Re: Call for nommu LTP maintainer [was: Re: [PATCH 00/36] Remove UCLINUX from LTP]

From: Rob Landley
Date: Wed Jan 10 2024 - 13:16:50 EST


On 1/10/24 07:33, Petr Vorel wrote:
>> I'm a bit weird in that I try to get CURRENT stuff to work on nommu, and a lot
>> of people have been happy to consume my work, but getting any of them to post
>> directly to linux-kernel is like pulling teeth.
>
> Interesting, thanks for sharing this. BTW I'm not saying anybody is using nommu,
> but I wonder if anybody really test it with LTP. And if yes, I wonder why we
> don't have reports about tests broken in new API.

I don't expect a lot of nommu users are aware you ever _could_ run LTP on nommu.

But I'd like to get nommu more regularly supported. You _should_ be able to
build a musl-linux userspace with busybox or toybox and be able to build a
recognizable system (even an alpine-alike) which could then get the basic
plumbing regression tested on qemu even without access to nommu hardware.
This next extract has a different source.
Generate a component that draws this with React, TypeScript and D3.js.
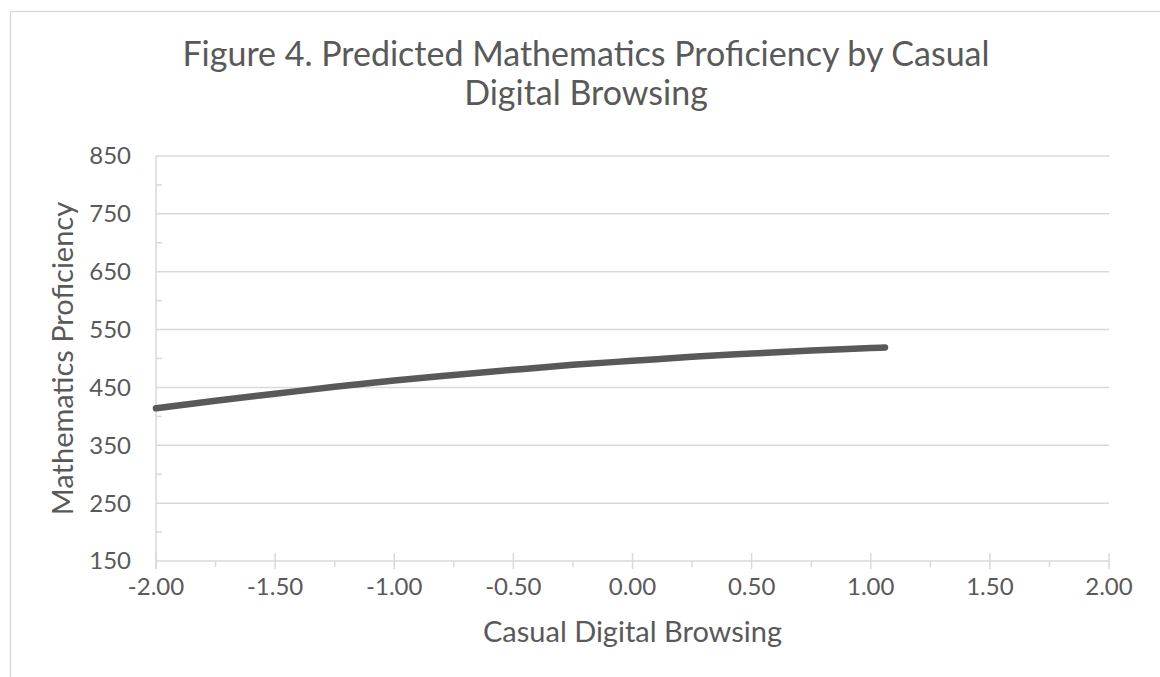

>> > But as I said, if anybody from nommu decides to maintain it in LTP, I'll try to
>> > support him in my free time (review patches, give advices). And if nobody
>> > stands, this patchset which removes the support in the old API will be merged
>> > after next LTP release (in the end of January).
>
>> What does the API migration do? Is there a page on it ala OABI vs EABI in arm or
>> something?
>
> New C API is documented at our wiki: the API for using in the tests [1]
> and the library itself [2]. (We also have shell API, but we can ignore it for
> nommu.)

I'm writing a bash-compatible shell, which (thanks to Elliott forwarding
questions) has involved surprisingly long threads with the bash maintainer about
weird corner cases neither the man page nor my testing made clear:

http://lists.landley.net/pipermail/toybox-landley.net/2023-July/029631.html

(Alas I try NOT to involve him because when I bring stuff up he keeps FIXING
BASH which from my point of view just makes it a moving target...)

Anyway, running the shell API on nommu doesn't seem out of the question, but
probably not any time soon. (The fact the shell isn't finished yet is one of the
big REASONS I haven't got enough time to take on LTP. That and I haven't started
writing "awk" and "make" yet". And I need to cycle back to
https://landley.net/notes-2023.html#12-10-2023 . And after that debian, ala
https://peertube.debian.social/w/chzkKrMvEczG7qQyjbMKPr and
https://peertube.debian.social/w/45XroN9CnbYLNLKQH3GD9F . And follow up on
https://lists.gnu.org/archive/html/coreutils/2023-08/msg00009.html . And...)

> All files in lib/ directory which include tst_test.h are part of new C API. Main
> file is lib/tst_test.c.

safe_fork(), safe_clone(), fork_testrun()...

> LTP tests, which has been rewritten to new API include
> tst_test.h, they are in testcases/ directory. Library has it's own tests (for
> testing regression in in lib/newlib_tests/*.c.

Library meaning... libc? Or does LTP have a library?

> The reason why Cyril wrote in 2016 new C API was that the old API was buggy
> (tests randomly fails). Tests which are still using the old API (there is
> ongoing rewrite) include test.h. The old API is not much documented.
>
> Feel free to ask any more question.

My standard questions are "what does success look like" and "how do I reproduce
the problem".

For the first: if there previously was nommu support in LTP, what's the last
version that's known to work? Is there an existing build/test setup that can be
reproduced?

For the second... If I try to run LTP on sh2eb (my current nommu test board)
with the current LTP... do I get a build break? Additional test failures at
runtime? You talk about "removing nommu support", but... what's the current
status? (A subset of tests still use the old api...?)

Yes I need to read https://github.com/linux-test-project/ltp/wiki/C-Test-API but
I also need to know how to build LTP from source. I'm looking at the README's
list of "autoconf, automake, m4, pkgconf / pkg-config" and wincing
significantly. (What does gnu/autoconf DO here? Disable tests? I never
understand why anybody uses that giant hairball of complexity. Half of cross
compiling is figuring out how to lie to autoconf, and my normal workaround for
that is to bootstrap a target system and build natively, but while I've gotten
gcc to run natively on nommu systems, I never _tried_ gnu/autoconf.
Bootstrapping some subset of LFS on a nommu system so it has the dependencies
LFS needs to natively build seems like the long way 'round...

(I am not the right guy for "make it work the easy way". I am the guy who will
step on every land mine between here and there. I code by debugging an empty
screen. If I don't start from "known working" setup... it would take a while.)